Nei giorni scorsi sono circolate le immagini di un tornante collinare a quindici chilometri da Cesena che all’improvviso inghiottiva se stesso, facendo sparire i frantumi di manto stradale e gli alberi sradicati in una pacifica gobba di terreno. La velocità della scena poteva causare nell’osservatore una stranissima commistione di finimondo e innocenza, perché alla truculenta apertura della voragine bastavano davvero pochi secondi per ricomporsi in un paesaggio sonnolento e direi quasi appagato. Il tutto, s’intende, accadeva sullo schermo dello stesso smartphone che mi ha già permesso di sopravvivere a un certo numero di apocalissi termonucleari, invasioni aliene, attentati terroristici e guerre varie. Lo si potrebbe considerare l’ennesimo esempio delle tempeste osservate quand on est au rivage, dunque, lo spettacolo sublime di un cataclisma che sta infuriando a una distanza tale da assicurarci l’incolumità, se non fosse che in questo caso il dissesto idrogeologico non se ne stava da qualche parte laggiù in fondo, ma sotto i piedi dell’osservatore.

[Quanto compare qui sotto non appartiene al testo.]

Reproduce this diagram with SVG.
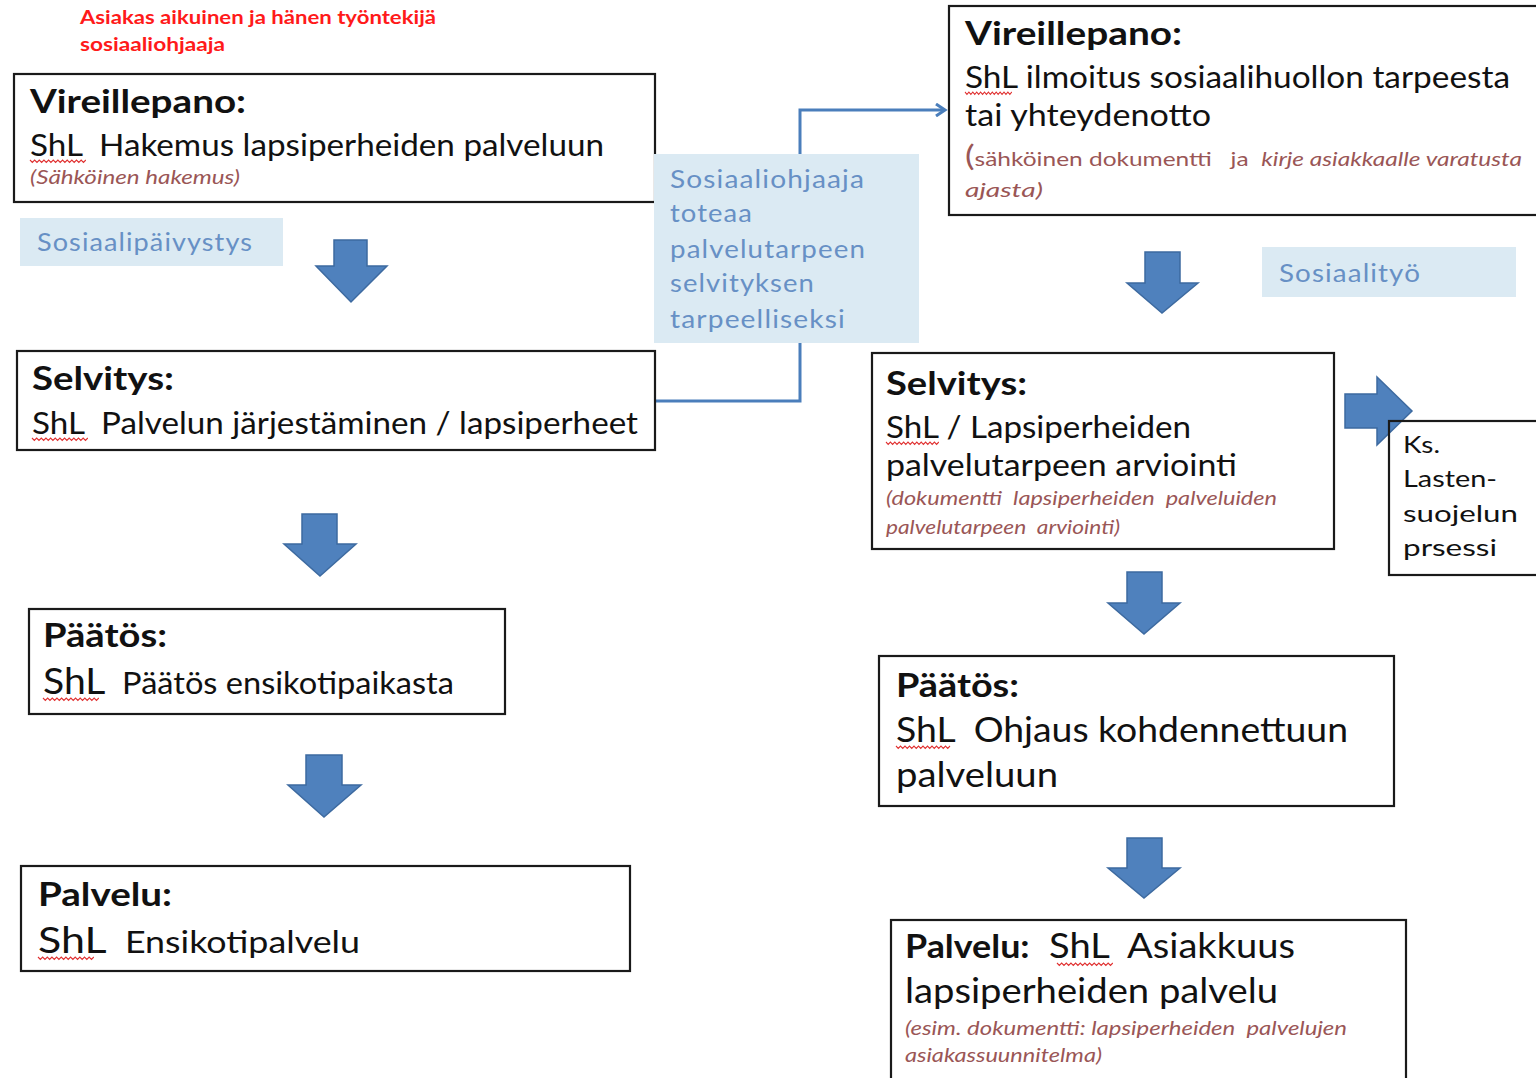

In questa prospettiva, le immagini della collina di Cesena ci potrebbero aiutare a procedere con ordine nel tentativo di comprendere cosa sta accadendo, evidenziando come la formulazione del nostro comune e più urgente problema sia talmente elementare da non riuscire ad aggiudicarsi la dovuta considerazione. Perché il punto è ancora quello di sopravvivere alle piogge, anche all’epoca del telescopio James Webb o delle automobili teleguidate, un programma che svariate popolazioni disperse ai confini dell’impero sono abituate ad affrontare con molto più realismo di quanto non ne esprimano le agende e i summit globali. Le nostre stesse zone montane, ormai spopolate, custodiscono senz’altro una conoscenza in materia che la metropoli ha integralmente delegato ai tecnici o al sistema dei consumi, stilizzandone la trasmissione nelle forme deperibili del pittoresco o dell’intervista all’esperto.

Non è un caso se ad assumere un’importanza decisiva nella trama dei romanzi o dei film post-apocalittici risulta spesso la figura del tuttofare, il tipo un po’ spostato che fino a un momento prima trascorreva una quantità sospetta di tempo a riparare quei suoi strani aggeggi in garage.

La conoscenza che salva in determinate circostanze si direbbe soprattutto quella di chi ci ha messo e sa mettere le mani, qualcosa di molto antico che si lascia nuovamente prospettare nel futuro dell’automazione.

Esistono ritardi ed emergenze di vario tipo che in questi giorni si sono dati un macabro appuntamento in Romagna e che ci dovrebbero indurre a ripensare i rapporti tra passato e futuro, che sono anche rapporti tra la mano e il cervello, anche nella loro articolazione geografica e sociale. Come minimo si tratterebbe di stabilire che le culture politiche più «al passo coi tempi» e le loro centrali, tanto sollecite nel tacciare di obsolescenza qualunque forma di conflitto, non si stanno rivelando sufficientemente contemporanee da fronteggiare la minaccia ultramoderna e preistorica della pioggia. Ma l’emergenza sulla quale mi permetto di insistere è di ordine epistemologico, perché siamo sempre più sprovvisti dei saperi integrati nell’esperienza dei territori e dei loro problemi.

Il territorio viene eventualmente considerato come portatore di interessi o di bisogni, ma la sua funzione cognitiva e di istruzione delle politiche non sopravvive quasi mai all’accusa di arretratezza e di particolarismo. Quando si organizza per far valere le proprie ragioni sta sempre attentando all’autorità del fare e dell’innovare, quando le sue ragioni risultano evidenti si schiantano sui vincoli di bilancio. Nei mesi del lockdown pareva quasi che la tendenza si fosse arrestata, che fossero in tanti a riconoscere nell’esautorazione dei quartieri e delle aree interne una delle principali cause del collasso sanitario, ma il periferico sembra destinato a rimanere periferico.

Per la destra è un tradizionale motivo di successo, perché alla periferia offre da sempre un ricco campionario di ulteriori margini e risarcimenti simbolici, mentre la cosiddetta sinistra continua a sognare il sogno governista secondo il quale non si tratta mai di prendere posizione, anche tra forme e soggetti di conoscenza in attrito, ma di chiamare sviluppo il paludamento della loro relazione gerarchica e costitutivamente conflittuale.